## Brief:
Return, without pictures, the lines from the start of the data through the one that contains "EL PROGRAMA DE".

## Information shown:
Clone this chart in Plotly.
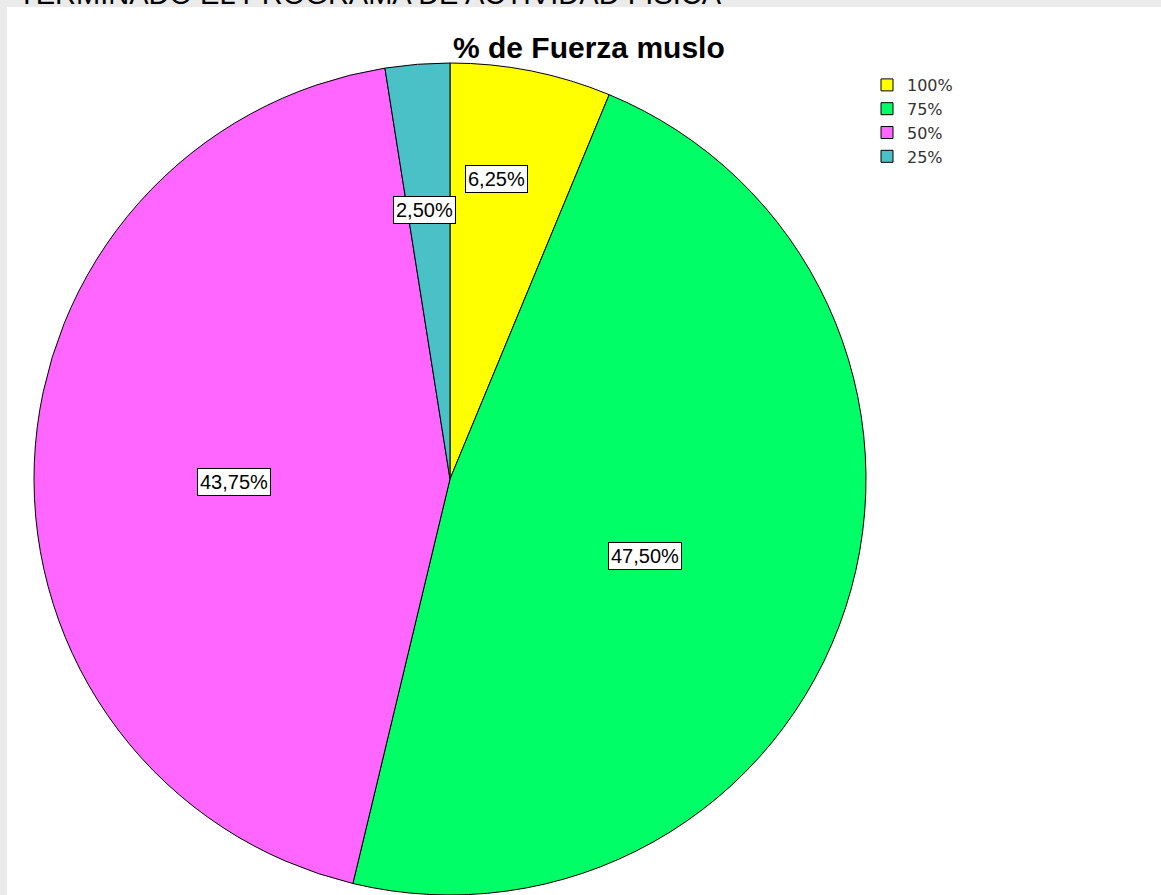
import math
import plotly.graph_objects as go

# Data
categories = ["100%", "75%", "50%", "25%"]
values = [6.25, 47.50, 43.75, 2.50]
colors = ["#FFFF00", "#00FF66", "#FF66FF", "#4AC1C6"]
title_text = "% de Fuerza muslo"
header_text = "TERMINADO EL PROGRAMA DE ACTIVIDAD FISICA"

W, H = 1161, 895
cx, cy_top, R = 450, 479, 416  # pie centre (px from left / top) and radius
FONT = "Liberation Sans, Arial"

fig = go.Figure()
fig.add_trace(go.Pie(
    labels=categories,
    values=values,
    sort=False,
    direction="clockwise",
    rotation=0,
    marker=dict(colors=colors, line=dict(color="#000000", width=1)),
    textinfo="none",
    hoverinfo="label+percent",
    domain=dict(x=[(cx - R) / W, (cx + R) / W],
                y=[(H - cy_top - R) / H, (H - cy_top + R) / H]),
))

# Data labels: placed at the slice mid-angle, computed from the values
label_r = [0.73, 0.505, 0.52, 0.65]     # radial fraction of R
label_nudge = [-2.5, 3.5, -3.0, -1.0]   # degrees
total = sum(values)
cum = 0.0
annotations = []
for v, rf, nd in zip(values, label_r, label_nudge):
    mid = (cum + v / 2) / total * 360.0 + nd
    cum += v
    th = math.radians(mid)
    px = cx + rf * R * math.sin(th)
    py = (H - cy_top) + rf * R * math.cos(th)
    annotations.append(dict(
        x=px / W, y=py / H, xref="paper", yref="paper",
        xanchor="center", yanchor="middle",
        text=f"{v:.2f}".replace(".", ",") + "%",
        showarrow=False, bgcolor="#FFFFFF", bordercolor="#000000",
        borderwidth=1, borderpad=2,
        font=dict(family=FONT, size=20, color="#000000"),
    ))

annotations.append(dict(
    x=589 / W, y=1 - 48 / H, xref="paper", yref="paper",
    text=f"<b>{title_text}</b>", showarrow=False,
    font=dict(family=FONT, size=30, color="#000000"),
    xanchor="center", yanchor="middle",
))
annotations.append(dict(
    x=16 / W, y=1 - 12 / H, xref="paper", yref="paper",
    text=header_text, showarrow=False, xanchor="left", yanchor="bottom",
    font=dict(family=FONT, size=29, color="#000000"),
))

fig.update_layout(
    width=W, height=H,
    margin=dict(l=0, r=0, t=0, b=0),
    paper_bgcolor="#EBEBEB",
    plot_bgcolor="#FFFFFF",
    annotations=annotations,
    shapes=[dict(type="rect", xref="paper", yref="paper",
                 x0=7 / W, x1=1, y0=0, y1=1 - 7 / H,
                 fillcolor="#FFFFFF", line=dict(width=0), layer="below")],
    showlegend=True,
    legend=dict(x=867 / W, y=1 - 68 / H, xanchor="left", yanchor="top",
                font=dict(family="DejaVu Sans", size=16, color="#333333"),
                bgcolor="rgba(0,0,0,0)", itemwidth=30, tracegroupgap=0),
)

fig.write_html("out.html", config={"displayModeBar": False},
               post_script="document.body.style.margin='0';")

## Complete response:
Clone this chart in Plotly.
import math
import plotly.graph_objects as go

# Data
categories = ["100%", "75%", "50%", "25%"]
values = [6.25, 47.50, 43.75, 2.50]
colors = ["#FFFF00", "#00FF66", "#FF66FF", "#4AC1C6"]
title_text = "% de Fuerza muslo"
header_text = "TERMINADO EL PROGRAMA DE ACTIVIDAD FISICA"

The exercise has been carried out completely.